+++ Data

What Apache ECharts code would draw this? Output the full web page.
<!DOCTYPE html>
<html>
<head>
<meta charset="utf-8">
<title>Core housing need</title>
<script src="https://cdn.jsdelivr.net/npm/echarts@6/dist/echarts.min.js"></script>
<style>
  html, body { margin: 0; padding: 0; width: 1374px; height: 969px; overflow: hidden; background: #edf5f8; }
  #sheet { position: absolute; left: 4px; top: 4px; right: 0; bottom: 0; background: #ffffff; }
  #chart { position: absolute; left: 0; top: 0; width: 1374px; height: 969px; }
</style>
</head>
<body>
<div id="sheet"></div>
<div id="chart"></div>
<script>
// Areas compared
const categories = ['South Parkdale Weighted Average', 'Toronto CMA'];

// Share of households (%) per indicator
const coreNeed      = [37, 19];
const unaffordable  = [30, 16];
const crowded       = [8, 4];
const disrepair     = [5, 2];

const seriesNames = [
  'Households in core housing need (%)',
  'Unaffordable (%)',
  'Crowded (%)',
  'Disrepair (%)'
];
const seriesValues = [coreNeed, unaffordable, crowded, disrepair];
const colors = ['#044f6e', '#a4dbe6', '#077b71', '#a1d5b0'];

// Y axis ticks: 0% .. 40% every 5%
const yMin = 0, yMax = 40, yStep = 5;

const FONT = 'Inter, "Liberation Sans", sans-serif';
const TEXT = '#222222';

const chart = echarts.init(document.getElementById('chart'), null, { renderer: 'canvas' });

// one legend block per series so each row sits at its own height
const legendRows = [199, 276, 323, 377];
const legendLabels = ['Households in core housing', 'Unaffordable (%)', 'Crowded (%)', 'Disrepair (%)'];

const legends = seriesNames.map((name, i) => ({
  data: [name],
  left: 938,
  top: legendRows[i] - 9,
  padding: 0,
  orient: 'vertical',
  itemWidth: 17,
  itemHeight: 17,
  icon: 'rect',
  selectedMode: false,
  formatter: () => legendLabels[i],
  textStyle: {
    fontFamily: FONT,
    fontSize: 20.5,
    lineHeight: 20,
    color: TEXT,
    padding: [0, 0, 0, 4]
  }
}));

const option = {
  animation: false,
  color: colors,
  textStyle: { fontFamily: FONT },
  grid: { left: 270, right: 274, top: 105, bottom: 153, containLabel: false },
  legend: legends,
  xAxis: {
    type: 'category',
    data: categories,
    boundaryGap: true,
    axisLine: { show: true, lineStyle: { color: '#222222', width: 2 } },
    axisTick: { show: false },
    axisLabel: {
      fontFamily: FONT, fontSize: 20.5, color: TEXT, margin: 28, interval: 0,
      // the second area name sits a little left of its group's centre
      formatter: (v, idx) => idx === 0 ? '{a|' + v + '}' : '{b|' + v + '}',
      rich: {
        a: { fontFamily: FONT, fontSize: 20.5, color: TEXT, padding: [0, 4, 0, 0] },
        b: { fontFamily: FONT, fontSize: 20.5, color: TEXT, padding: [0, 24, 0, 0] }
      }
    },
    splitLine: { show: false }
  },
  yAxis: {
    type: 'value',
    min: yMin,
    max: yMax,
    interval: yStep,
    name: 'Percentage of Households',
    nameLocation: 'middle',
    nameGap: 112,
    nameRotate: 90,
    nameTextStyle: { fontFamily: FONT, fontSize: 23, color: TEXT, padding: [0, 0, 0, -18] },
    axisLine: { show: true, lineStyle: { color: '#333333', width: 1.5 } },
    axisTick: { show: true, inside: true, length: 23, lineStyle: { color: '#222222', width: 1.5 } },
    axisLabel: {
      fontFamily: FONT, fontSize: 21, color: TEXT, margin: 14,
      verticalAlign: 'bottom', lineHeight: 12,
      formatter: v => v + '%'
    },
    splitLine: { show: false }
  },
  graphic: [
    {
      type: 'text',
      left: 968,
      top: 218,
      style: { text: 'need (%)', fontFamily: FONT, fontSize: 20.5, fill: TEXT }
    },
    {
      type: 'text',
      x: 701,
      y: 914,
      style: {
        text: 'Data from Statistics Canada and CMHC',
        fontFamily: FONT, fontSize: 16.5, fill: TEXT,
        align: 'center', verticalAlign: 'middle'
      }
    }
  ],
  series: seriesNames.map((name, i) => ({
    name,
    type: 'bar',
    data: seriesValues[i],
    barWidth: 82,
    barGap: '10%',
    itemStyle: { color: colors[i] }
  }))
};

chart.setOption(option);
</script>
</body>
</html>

++++++

Can you give every line above again, exactly as written?

> **Task output**
What Apache ECharts code would draw this? Output the full web page.
<!DOCTYPE html>
<html>
<head>
<meta charset="utf-8">
<title>Core housing need</title>
<script src="https://cdn.jsdelivr.net/npm/echarts@6/dist/echarts.min.js"></script>
<style>
  html, body { margin: 0; padding: 0; width: 1374px; height: 969px; overflow: hidden; background: #edf5f8; }
  #sheet { position: absolute; left: 4px; top: 4px; right: 0; bottom: 0; background: #ffffff; }
  #chart { position: absolute; left: 0; top: 0; width: 1374px; height: 969px; }
</style>
</head>
<body>
<div id="sheet"></div>
<div id="chart"></div>
<script>
// Areas compared
const categories = ['South Parkdale Weighted Average', 'Toronto CMA'];

// Share of households (%) per indicator
const coreNeed      = [37, 19];
const unaffordable  = [30, 16];
const crowded       = [8, 4];
const disrepair     = [5, 2];

const seriesNames = [
  'Households in core housing need (%)',
  'Unaffordable (%)',
  'Crowded (%)',
  'Disrepair (%)'
];
const seriesValues = [coreNeed, unaffordable, crowded, disrepair];
const colors = ['#044f6e', '#a4dbe6', '#077b71', '#a1d5b0'];

// Y axis ticks: 0% .. 40% every 5%
const yMin = 0, yMax = 40, yStep = 5;

const FONT = 'Inter, "Liberation Sans", sans-serif';
const TEXT = '#222222';

const chart = echarts.init(document.getElementById('chart'), null, { renderer: 'canvas' });

// one legend block per series so each row sits at its own height
const legendRows = [199, 276, 323, 377];
const legendLabels = ['Households in core housing', 'Unaffordable (%)', 'Crowded (%)', 'Disrepair (%)'];

const legends = seriesNames.map((name, i) => ({
  data: [name],
  left: 938,
  top: legendRows[i] - 9,
  padding: 0,
  orient: 'vertical',
  itemWidth: 17,
  itemHeight: 17,
  icon: 'rect',
  selectedMode: false,
  formatter: () => legendLabels[i],
  textStyle: {
    fontFamily: FONT,
    fontSize: 20.5,
    lineHeight: 20,
    color: TEXT,
    padding: [0, 0, 0, 4]
  }
}));

const option = {
  animation: false,
  color: colors,
  textStyle: { fontFamily: FONT },
  grid: { left: 270, right: 274, top: 105, bottom: 153, containLabel: false },
  legend: legends,
  xAxis: {
    type: 'category',
    data: categories,
    boundaryGap: true,
    axisLine: { show: true, lineStyle: { color: '#222222', width: 2 } },
    axisTick: { show: false },
    axisLabel: {
      fontFamily: FONT, fontSize: 20.5, color: TEXT, margin: 28, interval: 0,
      // the second area name sits a little left of its group's centre
      formatter: (v, idx) => idx === 0 ? '{a|' + v + '}' : '{b|' + v + '}',
      rich: {
        a: { fontFamily: FONT, fontSize: 20.5, color: TEXT, padding: [0, 4, 0, 0] },
        b: { fontFamily: FONT, fontSize: 20.5, color: TEXT, padding: [0, 24, 0, 0] }
      }
    },
    splitLine: { show: false }
  },
  yAxis: {
    type: 'value',
    min: yMin,
    max: yMax,
    interval: yStep,
    name: 'Percentage of Households',
    nameLocation: 'middle',
    nameGap: 112,
    nameRotate: 90,
    nameTextStyle: { fontFamily: FONT, fontSize: 23, color: TEXT, padding: [0, 0, 0, -18] },
    axisLine: { show: true, lineStyle: { color: '#333333', width: 1.5 } },
    axisTick: { show: true, inside: true, length: 23, lineStyle: { color: '#222222', width: 1.5 } },
    axisLabel: {
      fontFamily: FONT, fontSize: 21, color: TEXT, margin: 14,
      verticalAlign: 'bottom', lineHeight: 12,
      formatter: v => v + '%'
    },
    splitLine: { show: false }
  },
  graphic: [
    {
      type: 'text',
      left: 968,
      top: 218,
      style: { text: 'need (%)', fontFamily: FONT, fontSize: 20.5, fill: TEXT }
    },
    {
      type: 'text',
      x: 701,
      y: 914,
      style: {
        text: 'Data from Statistics Canada and CMHC',
        fontFamily: FONT, fontSize: 16.5, fill: TEXT,
        align: 'center', verticalAlign: 'middle'
      }
    }
  ],
  series: seriesNames.map((name, i) => ({
    name,
    type: 'bar',
    data: seriesValues[i],
    barWidth: 82,
    barGap: '10%',
    itemStyle: { color: colors[i] }
  }))
};

chart.setOption(option);
</script>
</body>
</html>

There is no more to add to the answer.